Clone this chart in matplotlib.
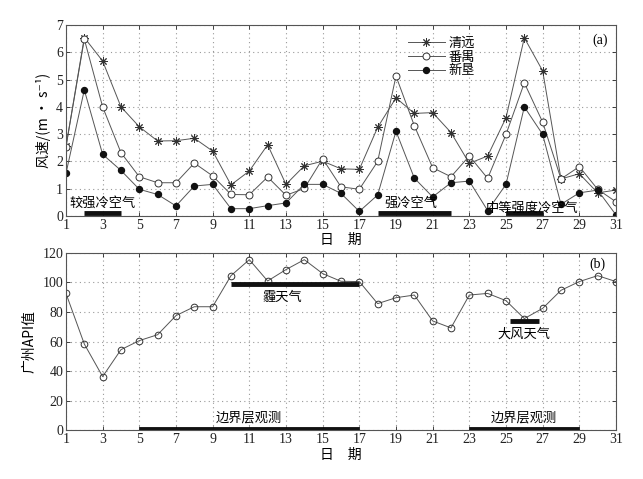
import matplotlib
matplotlib.use("Agg")
import matplotlib.pyplot as plt
import numpy as np

plt.rcParams['font.family'] = ['Liberation Serif', 'Noto Sans CJK SC', 'DejaVu Sans']
plt.rcParams['axes.unicode_minus'] = False

days = list(range(1, 32))
qingyuan = [2.55, 6.54, 5.68, 4.0, 3.27, 2.75, 2.76, 2.85, 2.38, 1.14, 1.65, 2.61, 1.16, 1.84, 2.01,
            1.73, 1.71, 3.25, 4.33, 3.76, 3.79, 3.06, 1.93, 2.2, 3.6, 6.53, 5.32, 1.36, 1.55, 0.85, 0.95]
panyu = [2.54, 6.48, 4.0, 2.32, 1.44, 1.22, 1.22, 1.94, 1.47, 0.79, 0.78, 1.43, 0.76, 1.01, 2.1,
         1.07, 0.98, 2.0, 5.13, 3.31, 1.77, 1.44, 2.2, 1.38, 2.99, 4.88, 3.44, 1.36, 1.81, 0.98, 0.52]
xinken = [1.56, 4.62, 2.26, 1.67, 0.98, 0.79, 0.37, 1.1, 1.16, 0.27, 0.27, 0.38, 0.48, 1.16, 1.16,
          0.83, 0.17, 0.77, 3.11, 1.39, 0.70, 1.22, 1.28, 0.2, 1.16, 4.0, 2.99, 0.43, 0.85, 0.95, 0.04]
api = [92.5, 58.3, 36.3, 54.5, 60.6, 64.6, 77.5, 83.5, 83.5, 104.5, 115.3, 100.9, 108.6, 115.3, 105.9,
       100.7, 100.5, 85.6, 89.6, 91.4, 73.9, 69.2, 91.4, 92.5, 87.6, 75.5, 82.4, 94.6, 100.5, 104.5, 100.5]

# event bars: (start, end, y, label, text_x, text_y)
events_a = [(2, 4, 0.1, '较强冷空气', 3.0, 0.45),
            (18, 22, 0.1, '强冷空气', 19.8, 0.45),
            (25, 27, 0.1, '中等强度冷空气', 26.4, 0.3)]
events_b = [(10, 17, 99, '霾天气', 12.8, 90),
            (25.2, 26.8, 74, '大风天气', 26.0, 65),
            (5, 17, 1.2, '边界层观测', 11.0, 8),
            (23, 29, 1.2, '边界层观测', 26.0, 8)]

xticks = list(range(1, 32, 2))
lc = '#555555'
cjk = ['Noto Sans CJK SC', 'Liberation Serif', 'DejaVu Sans']

fig = plt.figure(figsize=(6.43, 4.79), dpi=100)
ax1 = fig.add_axes([0.1026, 0.549, 0.8554, 0.3988])
ax2 = fig.add_axes([0.1026, 0.1017, 0.8554, 0.3707])

for ax in (ax1, ax2):
    ax.set_xlim(1, 31)
    ax.set_xticks(xticks)
    ax.grid(True, linestyle=(0, (1, 3)), color='#999999', linewidth=0.8)
    ax.tick_params(direction='in', top=True, right=True, labelsize=10, length=3, width=0.6, colors='#222222', pad=2)
    for s in ax.spines.values():
        s.set_linewidth(0.8)
        s.set_color('#555555')

ax1.plot(days, qingyuan, color=lc, lw=0.7, marker=(8, 2, 0), ms=6, mew=0.7, mec='#333333', label='清远')
ax1.plot(days, panyu, color=lc, lw=0.7, marker='o', ms=5, mfc='white', mec='#333333', mew=0.7, label='番禺')
ax1.plot(days, xinken, color=lc, lw=0.7, marker='o', ms=4.3, mfc='#111111', mec='#111111', label='新垦')
ax1.set_ylim(0, 7)
ax1.set_yticks(range(0, 8))
ax1.set_ylabel('风速/(m · s⁻¹)', fontsize=10, labelpad=4, family=cjk)
ax1.set_xlabel('日　期', fontsize=10, labelpad=1, family=cjk)
leg = ax1.legend(loc='upper left', bbox_to_anchor=(0.605, 0.985), frameon=False, fontsize=9.5,
                 handlelength=2.8, handletextpad=0.3, labelspacing=0.05, borderpad=0.2,
                 prop={'family': cjk, 'size': 9.5})
ax1.text(0.985, 0.955, '(a)', transform=ax1.transAxes, ha='right', va='top', fontsize=10)
for s, e, y, lab, tx, ty in events_a:
    ax1.plot([s, e], [y, y], color='#111111', lw=3.5, solid_capstyle='butt')
    ax1.text(tx, ty, lab, ha='center', va='center', fontsize=9.5, family=cjk)

ax2.plot(days, api, color=lc, lw=0.7, marker='o', ms=4.8, mfc='none', mec='#333333', mew=0.7)
ax2.set_ylim(0, 120)
ax2.set_yticks(range(0, 121, 20))
ax2.set_ylabel('广州API值', fontsize=10, labelpad=4, family=cjk)
ax2.set_xlabel('日　期', fontsize=10, labelpad=1, family=cjk)
ax2.text(30.0, 112.5, '(b)', ha='center', va='center', fontsize=10)
for s, e, y, lab, tx, ty in events_b:
    ax2.plot([s, e], [y, y], color='#111111', lw=3.5, solid_capstyle='butt')
    ax2.text(tx, ty, lab, ha='center', va='center', fontsize=9.5, family=cjk)

fig.savefig('out.png', dpi=100)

◆ ◆ ◆ ◆ ◆ ◆ ◆

Extract all lines that hold the word "matplotlib".

Clone this chart in matplotlib.
import matplotlib
matplotlib.use("Agg")
import matplotlib.pyplot as plt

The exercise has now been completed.